WHAT NEEDS TO BE DONE:
Go through the material below and copy all lines with "chart".

»»

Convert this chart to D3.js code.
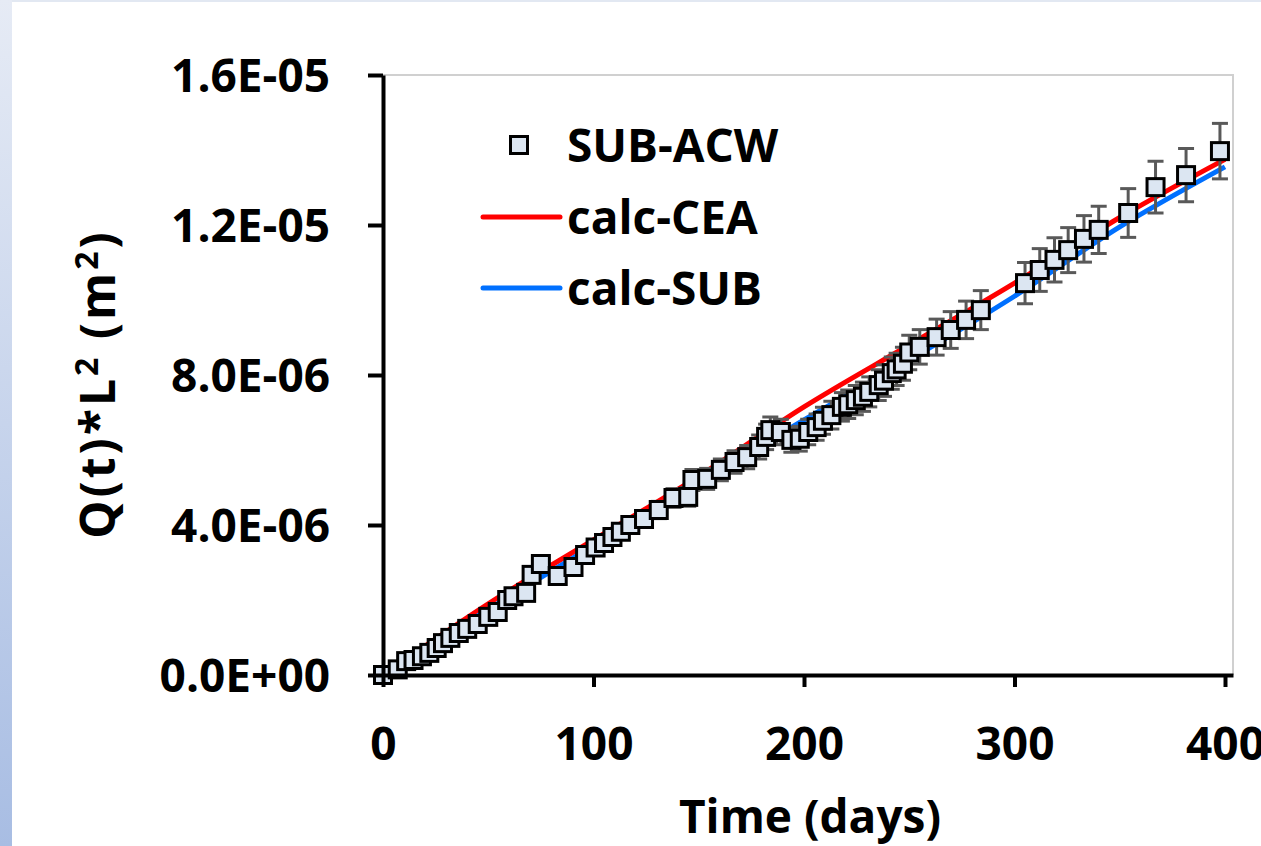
<!DOCTYPE html>
<html>
<head>
<meta charset="utf-8">
<script src="https://cdn.jsdelivr.net/npm/d3@7"></script>
<style>
  body { margin: 0; background: #fff; }
  svg text { font-family: "Open Sans", "DejaVu Sans", sans-serif; font-weight: 700; fill: #000; }
</style>
</head>
<body>
<svg id="chart" width="1261" height="846"></svg>
<script>
// =====================
// DATA (Q(t)*L^2 in units of 1E-06 m^2)
// =====================
const subTime = [0, 7, 11, 14.5, 18.5, 22, 25.5, 28.5, 32, 36, 40, 45, 50, 54.5, 59, 62, 68, 70.6, 75,
  83, 90.5, 96, 101, 105, 109, 113, 117.5, 124, 131, 138, 145, 147, 154, 160.5, 167, 173, 178.7,
  182, 184, 189, 194, 198, 202, 206, 209, 213, 218, 221, 224.6, 228, 231, 235.5, 238, 241.7, 244,
  247, 250, 255, 263, 269.7, 277, 284, 305, 312, 319, 325.5, 333, 340, 354, 367, 381.5, 397.6];
const subValue = [0, 0.15, 0.37, 0.40, 0.50, 0.59, 0.72, 0.85, 0.99, 1.12, 1.23, 1.36, 1.55, 1.68, 2.00, 2.10, 2.19, 2.67, 2.96,
  2.64, 2.88, 3.20, 3.40, 3.52, 3.68, 3.82, 4.00, 4.16, 4.40, 4.72, 4.75, 5.20, 5.23, 5.47, 5.68, 5.81, 6.08,
  6.35, 6.53, 6.48, 6.27, 6.30, 6.48, 6.61, 6.78, 6.93, 7.15, 7.22, 7.33, 7.42, 7.55, 7.73, 7.85, 8.05, 8.15,
  8.30, 8.60, 8.75, 9.01, 9.20, 9.47, 9.73, 10.45, 10.80, 11.07, 11.33, 11.63, 11.87, 12.32, 13.01, 13.33, 13.97];
const subError = [0, 0.01, 0.02, 0.02, 0.03, 0.03, 0.04, 0.05, 0.05, 0.06, 0.07, 0.07, 0.08, 0.09, 0.11, 0.11, 0.12, 0.14, 0.16,
  0.14, 0.15, 0.17, 0.18, 0.19, 0.20, 0.20, 0.21, 0.22, 0.23, 0.25, 0.25, 0.28, 0.28, 0.29, 0.30, 0.31, 0.32,
  0.34, 0.35, 0.34, 0.33, 0.33, 0.34, 0.35, 0.36, 0.37, 0.38, 0.38, 0.39, 0.39, 0.40, 0.41, 0.42, 0.43, 0.43,
  0.44, 0.46, 0.46, 0.48, 0.49, 0.50, 0.52, 0.55, 0.57, 0.59, 0.60, 0.62, 0.63, 0.65, 0.69, 0.71, 0.74];

const calcTime = [0, 50, 100, 150, 200, 250, 300, 350, 400];
const calcCEA = [0, 1.90, 3.60, 5.30, 7.15, 8.80, 10.45, 12.20, 13.75];
const calcSUB = [0, 1.75, 3.45, 5.10, 6.80, 8.40, 10.10, 11.95, 13.55];

const xTicks = [0, 100, 200, 300, 400];
const yTicks = [0, 4, 8, 12, 16];
const yTickLabels = ["0.0E+00", "4.0E-06", "8.0E-06", "1.2E-05", "1.6E-05"];

const unit = 1e-6;

// =====================
// SVG SETUP
// =====================
const svg = d3.select("#chart");

// slide background: bluish strip on the left and top
const defs = svg.append("defs");
const grad = defs.append("linearGradient")
  .attr("id", "sideGrad")
  .attr("x1", 0).attr("y1", 0).attr("x2", 0).attr("y2", 1);
grad.append("stop").attr("offset", "0%").attr("stop-color", "#e6ebf5");
grad.append("stop").attr("offset", "100%").attr("stop-color", "#a8bde3");

svg.append("rect").attr("x", 0).attr("y", 0).attr("width", 1261).attr("height", 846).attr("fill", "#fff");
svg.append("rect").attr("x", 0).attr("y", 0).attr("width", 12).attr("height", 846).attr("fill", "url(#sideGrad)");
svg.append("rect").attr("x", 12).attr("y", 0).attr("width", 1249).attr("height", 2).attr("fill", "#e2e8f2");

// =====================
// SCALES
// =====================
const x = d3.scaleLinear()
  .domain([0, 403.8])
  .range([383, 1233]);

const y = d3.scaleLinear()
  .domain([0, 16 * unit])
  .range([675, 75]);

// plot area border (top and right)
svg.append("path")
  .attr("d", `M${x(0)},${y(16 * unit)}H${x(403.8)}V${y(0)}`)
  .attr("fill", "none")
  .attr("stroke", "#d0d0d0")
  .attr("stroke-width", 2);

// =====================
// CALCULATED LINES
// =====================
const line = d3.line()
  .x(d => x(d[0]))
  .y(d => y(d[1] * unit))
  .curve(d3.curveMonotoneX);

svg.append("path")
  .datum(calcTime.map((t, i) => [t, calcCEA[i]]))
  .attr("d", line)
  .attr("fill", "none")
  .attr("stroke", "#ff0000")
  .attr("stroke-width", 5);

svg.append("path")
  .datum(calcTime.map((t, i) => [t, calcSUB[i]]))
  .attr("d", line)
  .attr("fill", "none")
  .attr("stroke", "#0070ff")
  .attr("stroke-width", 5);

// =====================
// MEASURED POINTS
// =====================
const points = subTime.map((t, i) => ({ t, v: subValue[i], e: subError[i] }));

const errG = svg.append("g")
  .attr("stroke", "#595959")
  .attr("stroke-width", 3);

points.forEach(d => {
  const cx = x(d.t);
  const y1 = y((d.v + d.e) * unit);
  const y2 = y((d.v - d.e) * unit);
  errG.append("line").attr("x1", cx).attr("x2", cx).attr("y1", y1).attr("y2", y2);
  errG.append("line").attr("x1", cx - 8).attr("x2", cx + 8).attr("y1", y1).attr("y2", y1);
  errG.append("line").attr("x1", cx - 8).attr("x2", cx + 8).attr("y1", y2).attr("y2", y2);
});

const mSize = 17;
svg.append("g")
  .selectAll("rect")
  .data(points)
  .enter()
  .append("rect")
  .attr("x", d => x(d.t) - mSize / 2)
  .attr("y", d => y(d.v * unit) - mSize / 2)
  .attr("width", mSize)
  .attr("height", mSize)
  .attr("fill", "#dce6f2")
  .attr("stroke", "#000")
  .attr("stroke-width", 3);

// =====================
// AXES
// =====================
const xAxis = svg.append("g")
  .attr("transform", `translate(0,${y(0)})`)
  .call(d3.axisBottom(x).tickValues(xTicks).tickSize(12).tickSizeOuter(0).tickPadding(40));

const yAxis = svg.append("g")
  .attr("transform", `translate(${x(0)},0)`)
  .call(d3.axisLeft(y)
    .tickValues(yTicks.map(v => v * unit))
    .tickFormat((d, i) => yTickLabels[i])
    .tickSize(15).tickSizeOuter(0).tickPadding(38));

[xAxis, yAxis].forEach(a => {
  a.select(".domain").attr("stroke", "#000").attr("stroke-width", 4);
  a.selectAll(".tick line").attr("stroke", "#000").attr("stroke-width", 4);
  a.selectAll(".tick text")
    .style("font-size", "46px")
    .style("font-family", "'Open Sans', sans-serif")
    .style("font-weight", 700)
    .attr("fill", "#000");
});
yAxis.selectAll(".tick text").attr("dy", "0.36em");
xAxis.selectAll(".tick text").attr("dy", "0.72em");

// =====================
// LABELS
// =====================
svg.append("text")
  .attr("x", 810)
  .attr("y", 833)
  .attr("text-anchor", "middle")
  .style("font-size", "46px")
  .text("Time (days)");

const yTitle = svg.append("text")
  .attr("transform", "translate(115,384) rotate(-90)")
  .attr("text-anchor", "middle")
  .style("font-size", "48px")
  .style("letter-spacing", "3px");
yTitle.append("tspan").text("Q(t)*L");
yTitle.append("tspan").attr("dy", -17).style("font-size", "32px").text("2");
yTitle.append("tspan").attr("dy", 17).text(" (m");
yTitle.append("tspan").attr("dy", -17).style("font-size", "32px").text("2");
yTitle.append("tspan").attr("dy", 17).text(")");

// =====================
// LEGEND
// =====================
const legend = svg.append("g");
legend.append("rect")
  .attr("x", 519 - 8.5).attr("y", 145 - 8.5)
  .attr("width", 17).attr("height", 17)
  .attr("fill", "#dce6f2").attr("stroke", "#000").attr("stroke-width", 3);
legend.append("text").attr("x", 567).attr("y", 145).attr("dy", "0.36em")
  .style("font-size", "46px").text("SUB-ACW");

legend.append("line")
  .attr("x1", 483).attr("x2", 560).attr("y1", 217).attr("y2", 217)
  .attr("stroke", "#ff0000").attr("stroke-width", 5).attr("stroke-linecap", "round");
legend.append("text").attr("x", 567).attr("y", 217).attr("dy", "0.36em")
  .style("font-size", "46px").text("calc-CEA");

legend.append("line")
  .attr("x1", 483).attr("x2", 560).attr("y1", 288).attr("y2", 288)
  .attr("stroke", "#0070ff").attr("stroke-width", 5).attr("stroke-linecap", "round");
legend.append("text").attr("x", 567).attr("y", 288).attr("dy", "0.36em")
  .style("font-size", "46px").text("calc-SUB");
</script>
</body>
</html>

««

TASK ANSWER:
Convert this chart to D3.js code.
<svg id="chart" width="1261" height="846"></svg>
const svg = d3.select("#chart");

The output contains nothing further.